◆ **Dataset content**

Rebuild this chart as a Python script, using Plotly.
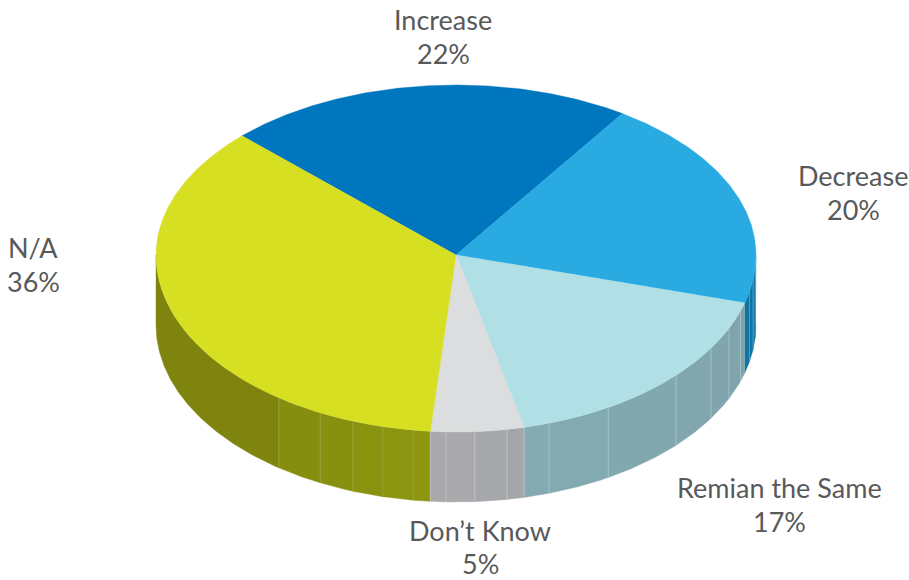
import math
import plotly.graph_objects as go

# Survey shares, clockwise from the upper-left edge of the "Increase" slice
categories = ["Increase", "Decrease", "Remian the Same", "Don’t Know", "N/A"]
shares = [22, 20, 17, 5, 36]
label_centers = [(443, 36), (853, 192), (779, 504), (480, 547), (33, 264)]
label_gaps = [17, 17, 17, 16.5, 17]

top_colors = ["#0076BF", "#29ABE2", "#B0DFE5", "#DCDDDE", "#D7DF23"]
wall_colors_near = ["#0076BF", "#0F75A3", "#84ABB2", "#AAAAAD", "#8C960F"]
wall_colors_far = ["#0076BF", "#0F75A3", "#7FA3AA", "#A5A6A9", "#7E840E"]
seam_colors = ["#0076BF", "#4F9DBF", "#9FC0C5", "#BDBFC2", "#989E30"]

# Facets of the rim, as degrees clockwise from the top of the disc
rim_facets = {
    1: [94, 98, 102],
    2: [161.9, 149.5, 132.8, 121.8, 114.5, 108.5],
    3: [181.9, 176.4, 170.2],
    4: [216.2, 206.9, 200.1, 194.1, 188.2],
}

START_DEG = -45.5
CX, CY = 456.0, 255.0
RX, RY_BACK, RY_FRONT = 300.0, 170.0, 177.0
DEPTH = 70.0
FONT = "Lato"
FONT_SIZE = 27
TEXT_COLOR = "#595959"


def rim_point(deg, drop=0.0):
    t = math.radians(deg)
    c = math.cos(t)
    ry = RY_BACK if c > 0 else RY_FRONT
    return CX + RX * math.sin(t), CY - ry * c + drop


def arc(a, b, drop=0.0):
    n = max(2, int(abs(b - a) / 0.5) + 1)
    pts = [rim_point(a + (b - a) * i / (n - 1), drop) for i in range(n)]
    return [p[0] for p in pts], [p[1] for p in pts]


def blend(c1, c2, f):
    v1 = [int(c1[i:i + 2], 16) for i in (1, 3, 5)]
    v2 = [int(c2[i:i + 2], 16) for i in (1, 3, 5)]
    return "#" + "".join(f"{round(p + (q - p) * f):02X}" for p, q in zip(v1, v2))


def polygon(xs, ys, color):
    return go.Scatter(x=xs, y=ys, mode="lines", fill="toself", fillcolor=color,
                      line=dict(color=color, width=0.4), hoverinfo="skip",
                      showlegend=False)


def seam(deg, color):
    sx, sy = rim_point(deg)
    ex, ey = rim_point(deg, DEPTH)
    return go.Scatter(x=[sx, ex], y=[sy, ey], mode="lines",
                      line=dict(color=color, width=1),
                      hoverinfo="skip", showlegend=False)


# Slice boundaries from the shares
total = sum(shares)
edges = [START_DEG]
for s in shares:
    edges.append(edges[-1] + 360.0 * s / total)

fig = go.Figure()

# Visible rim: only the part of each slice on the front half of the disc
for idx in range(len(shares)):
    lo, hi = max(edges[idx], 90.0), min(edges[idx + 1], 270.0)
    if lo >= hi:
        continue
    stops = sorted({lo, hi, *[d for d in rim_facets.get(idx, []) if lo < d < hi]})
    mids = [(stops[j] + stops[j + 1]) / 2 for j in range(len(stops) - 1)]
    near = min(abs(m - 180.0) for m in mids)
    far = max(abs(m - 180.0) for m in mids)
    for j in range(len(stops) - 1):
        a, b = stops[j], stops[j + 1]
        tx, ty = arc(a, b)
        bx, by = arc(b, a, DEPTH)
        f = (abs(mids[j] - 180.0) - near) / max(far - near, 1e-6)
        color = blend(wall_colors_near[idx], wall_colors_far[idx], f)
        fig.add_trace(polygon(tx + bx, ty + by, color))
    # thin light seams between the facets
    for d in stops[1:-1]:
        fig.add_trace(seam(d, seam_colors[idx]))

# The small grey slice also has light seams along both of its ends
fig.add_trace(seam(edges[3], seam_colors[3]))
fig.add_trace(seam(edges[4], seam_colors[3]))

# Top face of each slice
for idx in range(len(shares)):
    ax, ay = arc(edges[idx], edges[idx + 1])
    fig.add_trace(polygon([CX] + ax + [CX], [CY] + ay + [CY], top_colors[idx]))

# Category and percentage labels, one annotation per line
annotations = []
for name, share, (lx, ly), gap in zip(categories, shares, label_centers, label_gaps):
    for text, line_y in ((name, ly - gap), (f"{share}%", ly + gap)):
        annotations.append(dict(x=lx, y=line_y, xref="x", yref="y", showarrow=False,
                                xanchor="center", yanchor="middle", align="center",
                                text=text,
                                font=dict(family=FONT, size=FONT_SIZE, color=TEXT_COLOR)))

fig.update_layout(
    width=909, height=580, autosize=False,
    margin=dict(l=0, r=0, t=0, b=0),
    paper_bgcolor="white", plot_bgcolor="white",
    xaxis=dict(range=[0, 909], visible=False, fixedrange=True),
    yaxis=dict(range=[580, 0], visible=False, fixedrange=True),
    annotations=annotations,
)

fig.write_html("out.html", config={"displayModeBar": False})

◆ **The problem**
Repeat the data above exactly, but not the pictures.

◆ **Answer**
Rebuild this chart as a Python script, using Plotly.
import math
import plotly.graph_objects as go

# Survey shares, clockwise from the upper-left edge of the "Increase" slice
categories = ["Increase", "Decrease", "Remian the Same", "Don’t Know", "N/A"]
shares = [22, 20, 17, 5, 36]
label_centers = [(443, 36), (853, 192), (779, 504), (480, 547), (33, 264)]
label_gaps = [17, 17, 17, 16.5, 17]

top_colors = ["#0076BF", "#29ABE2", "#B0DFE5", "#DCDDDE", "#D7DF23"]
wall_colors_near = ["#0076BF", "#0F75A3", "#84ABB2", "#AAAAAD", "#8C960F"]
wall_colors_far = ["#0076BF", "#0F75A3", "#7FA3AA", "#A5A6A9", "#7E840E"]
seam_colors = ["#0076BF", "#4F9DBF", "#9FC0C5", "#BDBFC2", "#989E30"]

# Facets of the rim, as degrees clockwise from the top of the disc
rim_facets = {
    1: [94, 98, 102],
    2: [161.9, 149.5, 132.8, 121.8, 114.5, 108.5],
    3: [181.9, 176.4, 170.2],
    4: [216.2, 206.9, 200.1, 194.1, 188.2],
}

START_DEG = -45.5
CX, CY = 456.0, 255.0
RX, RY_BACK, RY_FRONT = 300.0, 170.0, 177.0
DEPTH = 70.0
FONT = "Lato"
FONT_SIZE = 27
TEXT_COLOR = "#595959"


def rim_point(deg, drop=0.0):
    t = math.radians(deg)
    c = math.cos(t)
    ry = RY_BACK if c > 0 else RY_FRONT
    return CX + RX * math.sin(t), CY - ry * c + drop


def arc(a, b, drop=0.0):
    n = max(2, int(abs(b - a) / 0.5) + 1)
    pts = [rim_point(a + (b - a) * i / (n - 1), drop) for i in range(n)]
    return [p[0] for p in pts], [p[1] for p in pts]


def blend(c1, c2, f):
    v1 = [int(c1[i:i + 2], 16) for i in (1, 3, 5)]
    v2 = [int(c2[i:i + 2], 16) for i in (1, 3, 5)]
    return "#" + "".join(f"{round(p + (q - p) * f):02X}" for p, q in zip(v1, v2))


def polygon(xs, ys, color):
    return go.Scatter(x=xs, y=ys, mode="lines", fill="toself", fillcolor=color,
                      line=dict(color=color, width=0.4), hoverinfo="skip",
                      showlegend=False)


def seam(deg, color):
    sx, sy = rim_point(deg)
    ex, ey = rim_point(deg, DEPTH)
    return go.Scatter(x=[sx, ex], y=[sy, ey], mode="lines",
                      line=dict(color=color, width=1),
                      hoverinfo="skip", showlegend=False)


# Slice boundaries from the shares
total = sum(shares)
edges = [START_DEG]
for s in shares:
    edges.append(edges[-1] + 360.0 * s / total)

fig = go.Figure()

# Visible rim: only the part of each slice on the front half of the disc
for idx in range(len(shares)):
    lo, hi = max(edges[idx], 90.0), min(edges[idx + 1], 270.0)
    if lo >= hi:
        continue
    stops = sorted({lo, hi, *[d for d in rim_facets.get(idx, []) if lo < d < hi]})
    mids = [(stops[j] + stops[j + 1]) / 2 for j in range(len(stops) - 1)]
    near = min(abs(m - 180.0) for m in mids)
    far = max(abs(m - 180.0) for m in mids)
    for j in range(len(stops) - 1):
        a, b = stops[j], stops[j + 1]
        tx, ty = arc(a, b)
        bx, by = arc(b, a, DEPTH)
        f = (abs(mids[j] - 180.0) - near) / max(far - near, 1e-6)
        color = blend(wall_colors_near[idx], wall_colors_far[idx], f)
        fig.add_trace(polygon(tx + bx, ty + by, color))
    # thin light seams between the facets
    for d in stops[1:-1]:
        fig.add_trace(seam(d, seam_colors[idx]))

# The small grey slice also has light seams along both of its ends
fig.add_trace(seam(edges[3], seam_colors[3]))
fig.add_trace(seam(edges[4], seam_colors[3]))

# Top face of each slice
for idx in range(len(shares)):
    ax, ay = arc(edges[idx], edges[idx + 1])
    fig.add_trace(polygon([CX] + ax + [CX], [CY] + ay + [CY], top_colors[idx]))

# Category and percentage labels, one annotation per line
annotations = []
for name, share, (lx, ly), gap in zip(categories, shares, label_centers, label_gaps):
    for text, line_y in ((name, ly - gap), (f"{share}%", ly + gap)):
        annotations.append(dict(x=lx, y=line_y, xref="x", yref="y", showarrow=False,
                                xanchor="center", yanchor="middle", align="center",
                                text=text,
                                font=dict(family=FONT, size=FONT_SIZE, color=TEXT_COLOR)))

fig.update_layout(
    width=909, height=580, autosize=False,
    margin=dict(l=0, r=0, t=0, b=0),
    paper_bgcolor="white", plot_bgcolor="white",
    xaxis=dict(range=[0, 909], visible=False, fixedrange=True),
    yaxis=dict(range=[580, 0], visible=False, fixedrange=True),
    annotations=annotations,
)

fig.write_html("out.html", config={"displayModeBar": False})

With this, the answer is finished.